GIVEN REQUEST → Nothing but the lines from the top of the data to the line holding "Chart.register(...registerables);" should be printed, word for word and both ends included; leave the pictures out.

SOURCE MATERIAL →
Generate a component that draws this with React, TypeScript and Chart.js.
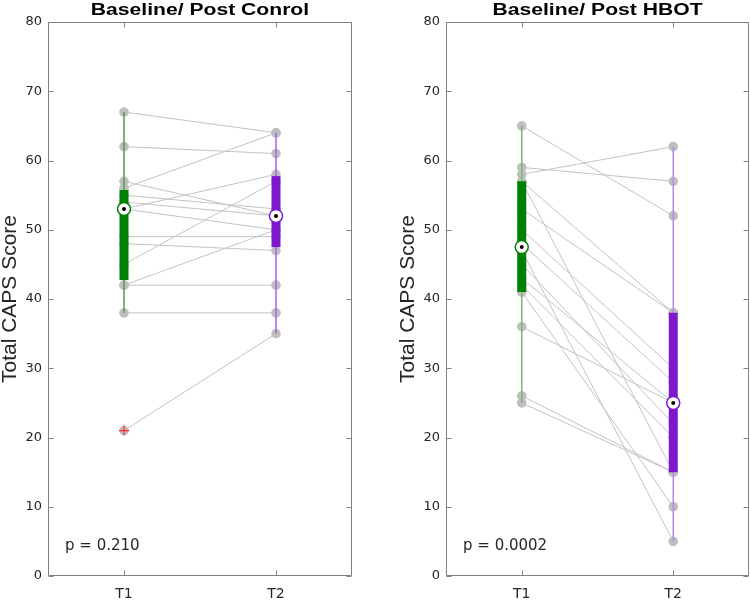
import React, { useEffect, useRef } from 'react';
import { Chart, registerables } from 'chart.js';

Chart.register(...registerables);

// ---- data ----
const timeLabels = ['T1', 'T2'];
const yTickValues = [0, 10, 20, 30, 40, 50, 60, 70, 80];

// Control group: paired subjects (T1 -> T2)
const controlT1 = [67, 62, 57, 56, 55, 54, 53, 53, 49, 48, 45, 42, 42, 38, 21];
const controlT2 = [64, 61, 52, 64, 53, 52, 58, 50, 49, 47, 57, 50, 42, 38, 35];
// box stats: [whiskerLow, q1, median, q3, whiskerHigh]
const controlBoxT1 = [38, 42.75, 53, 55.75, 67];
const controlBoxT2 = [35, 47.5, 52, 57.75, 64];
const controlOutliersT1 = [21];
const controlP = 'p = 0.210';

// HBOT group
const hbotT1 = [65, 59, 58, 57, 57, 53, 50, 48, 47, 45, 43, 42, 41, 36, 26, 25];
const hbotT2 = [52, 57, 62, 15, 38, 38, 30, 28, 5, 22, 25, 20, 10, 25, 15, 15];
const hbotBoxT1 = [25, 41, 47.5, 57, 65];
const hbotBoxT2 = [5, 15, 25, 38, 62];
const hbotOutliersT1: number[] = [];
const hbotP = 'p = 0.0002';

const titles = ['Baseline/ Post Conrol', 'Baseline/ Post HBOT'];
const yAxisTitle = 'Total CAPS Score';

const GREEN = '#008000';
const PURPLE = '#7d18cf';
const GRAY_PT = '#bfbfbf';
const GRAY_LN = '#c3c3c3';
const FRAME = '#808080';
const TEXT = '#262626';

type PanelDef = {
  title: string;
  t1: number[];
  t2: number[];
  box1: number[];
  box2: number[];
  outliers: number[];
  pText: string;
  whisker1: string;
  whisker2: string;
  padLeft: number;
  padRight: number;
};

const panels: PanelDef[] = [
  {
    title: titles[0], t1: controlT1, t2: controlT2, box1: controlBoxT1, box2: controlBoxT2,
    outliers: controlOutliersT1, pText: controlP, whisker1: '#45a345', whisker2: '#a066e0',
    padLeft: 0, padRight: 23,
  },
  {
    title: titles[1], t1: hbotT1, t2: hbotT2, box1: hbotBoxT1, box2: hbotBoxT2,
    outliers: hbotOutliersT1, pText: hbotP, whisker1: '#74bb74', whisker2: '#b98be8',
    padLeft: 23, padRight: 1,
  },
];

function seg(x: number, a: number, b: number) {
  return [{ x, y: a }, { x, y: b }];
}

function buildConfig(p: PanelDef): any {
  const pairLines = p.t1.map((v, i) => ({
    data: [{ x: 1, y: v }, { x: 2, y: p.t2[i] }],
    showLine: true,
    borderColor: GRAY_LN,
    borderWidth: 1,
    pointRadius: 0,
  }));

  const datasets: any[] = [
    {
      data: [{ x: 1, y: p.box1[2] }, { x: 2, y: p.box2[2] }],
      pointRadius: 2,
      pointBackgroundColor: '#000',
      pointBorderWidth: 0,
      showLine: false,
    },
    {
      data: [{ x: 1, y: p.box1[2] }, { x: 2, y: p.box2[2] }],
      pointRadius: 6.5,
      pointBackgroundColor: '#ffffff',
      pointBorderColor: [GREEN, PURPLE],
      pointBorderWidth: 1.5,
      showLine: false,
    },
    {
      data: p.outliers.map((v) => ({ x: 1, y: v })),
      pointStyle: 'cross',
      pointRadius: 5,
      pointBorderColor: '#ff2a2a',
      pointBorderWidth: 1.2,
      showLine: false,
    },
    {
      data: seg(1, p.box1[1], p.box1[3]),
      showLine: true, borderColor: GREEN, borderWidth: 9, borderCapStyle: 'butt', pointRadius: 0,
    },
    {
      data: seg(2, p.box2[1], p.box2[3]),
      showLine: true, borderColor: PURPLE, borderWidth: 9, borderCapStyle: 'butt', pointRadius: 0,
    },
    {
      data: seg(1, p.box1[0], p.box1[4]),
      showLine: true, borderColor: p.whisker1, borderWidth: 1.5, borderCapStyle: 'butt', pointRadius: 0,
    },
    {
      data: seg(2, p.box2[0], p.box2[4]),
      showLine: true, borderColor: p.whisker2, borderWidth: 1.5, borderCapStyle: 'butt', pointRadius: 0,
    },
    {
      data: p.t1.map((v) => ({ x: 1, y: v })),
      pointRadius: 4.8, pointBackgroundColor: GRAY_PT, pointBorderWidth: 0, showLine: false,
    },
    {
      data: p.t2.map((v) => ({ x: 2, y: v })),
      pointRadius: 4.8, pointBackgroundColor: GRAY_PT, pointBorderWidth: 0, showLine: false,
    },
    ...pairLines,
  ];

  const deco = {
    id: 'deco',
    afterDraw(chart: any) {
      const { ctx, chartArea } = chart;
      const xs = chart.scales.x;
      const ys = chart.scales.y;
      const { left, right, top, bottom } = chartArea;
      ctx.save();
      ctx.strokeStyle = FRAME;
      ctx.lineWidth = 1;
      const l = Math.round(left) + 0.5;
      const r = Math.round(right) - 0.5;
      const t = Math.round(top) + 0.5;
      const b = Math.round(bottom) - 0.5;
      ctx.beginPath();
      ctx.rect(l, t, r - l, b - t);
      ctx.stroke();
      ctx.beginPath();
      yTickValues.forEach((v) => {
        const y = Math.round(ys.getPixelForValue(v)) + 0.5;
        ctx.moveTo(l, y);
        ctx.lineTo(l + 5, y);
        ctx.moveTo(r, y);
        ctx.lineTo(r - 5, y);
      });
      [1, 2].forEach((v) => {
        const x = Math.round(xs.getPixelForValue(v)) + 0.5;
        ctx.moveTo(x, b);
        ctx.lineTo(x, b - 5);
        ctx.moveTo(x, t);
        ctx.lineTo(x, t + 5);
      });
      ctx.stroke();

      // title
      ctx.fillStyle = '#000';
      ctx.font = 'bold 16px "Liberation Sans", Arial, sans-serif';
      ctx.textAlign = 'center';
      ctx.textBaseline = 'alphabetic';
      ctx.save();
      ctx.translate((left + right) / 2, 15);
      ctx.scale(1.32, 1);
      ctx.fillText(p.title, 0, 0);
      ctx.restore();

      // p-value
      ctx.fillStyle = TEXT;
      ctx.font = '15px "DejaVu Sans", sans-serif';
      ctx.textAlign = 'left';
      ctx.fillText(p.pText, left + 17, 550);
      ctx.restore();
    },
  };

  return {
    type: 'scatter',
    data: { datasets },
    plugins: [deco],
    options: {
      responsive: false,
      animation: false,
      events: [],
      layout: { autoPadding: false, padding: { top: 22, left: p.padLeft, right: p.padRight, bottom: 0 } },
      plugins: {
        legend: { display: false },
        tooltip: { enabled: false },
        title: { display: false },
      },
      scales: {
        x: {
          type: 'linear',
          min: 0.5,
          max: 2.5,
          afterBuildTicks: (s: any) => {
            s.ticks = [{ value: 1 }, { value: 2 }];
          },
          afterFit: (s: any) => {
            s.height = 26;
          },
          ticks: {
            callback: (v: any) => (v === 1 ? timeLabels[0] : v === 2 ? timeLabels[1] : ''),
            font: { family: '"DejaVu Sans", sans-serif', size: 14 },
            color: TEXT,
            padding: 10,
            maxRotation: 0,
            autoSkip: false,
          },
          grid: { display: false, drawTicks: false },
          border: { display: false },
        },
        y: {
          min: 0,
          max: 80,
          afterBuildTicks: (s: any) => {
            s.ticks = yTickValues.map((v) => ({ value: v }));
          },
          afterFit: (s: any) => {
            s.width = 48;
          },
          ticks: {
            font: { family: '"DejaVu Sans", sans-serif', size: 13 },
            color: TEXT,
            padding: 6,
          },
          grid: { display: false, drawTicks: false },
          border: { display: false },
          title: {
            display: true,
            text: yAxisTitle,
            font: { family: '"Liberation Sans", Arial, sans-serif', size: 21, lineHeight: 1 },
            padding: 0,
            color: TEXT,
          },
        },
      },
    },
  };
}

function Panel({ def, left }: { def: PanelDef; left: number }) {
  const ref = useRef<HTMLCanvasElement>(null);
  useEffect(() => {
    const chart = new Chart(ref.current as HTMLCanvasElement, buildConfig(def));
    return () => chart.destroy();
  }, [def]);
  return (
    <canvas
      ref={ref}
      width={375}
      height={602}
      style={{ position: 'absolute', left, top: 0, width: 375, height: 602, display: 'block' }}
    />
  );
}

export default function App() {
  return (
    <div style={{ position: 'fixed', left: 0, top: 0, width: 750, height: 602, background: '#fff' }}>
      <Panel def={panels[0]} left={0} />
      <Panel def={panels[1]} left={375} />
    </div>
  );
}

TASK RESULT →
Generate a component that draws this with React, TypeScript and Chart.js.
import React, { useEffect, useRef } from 'react';
import { Chart, registerables } from 'chart.js';

Chart.register(...registerables);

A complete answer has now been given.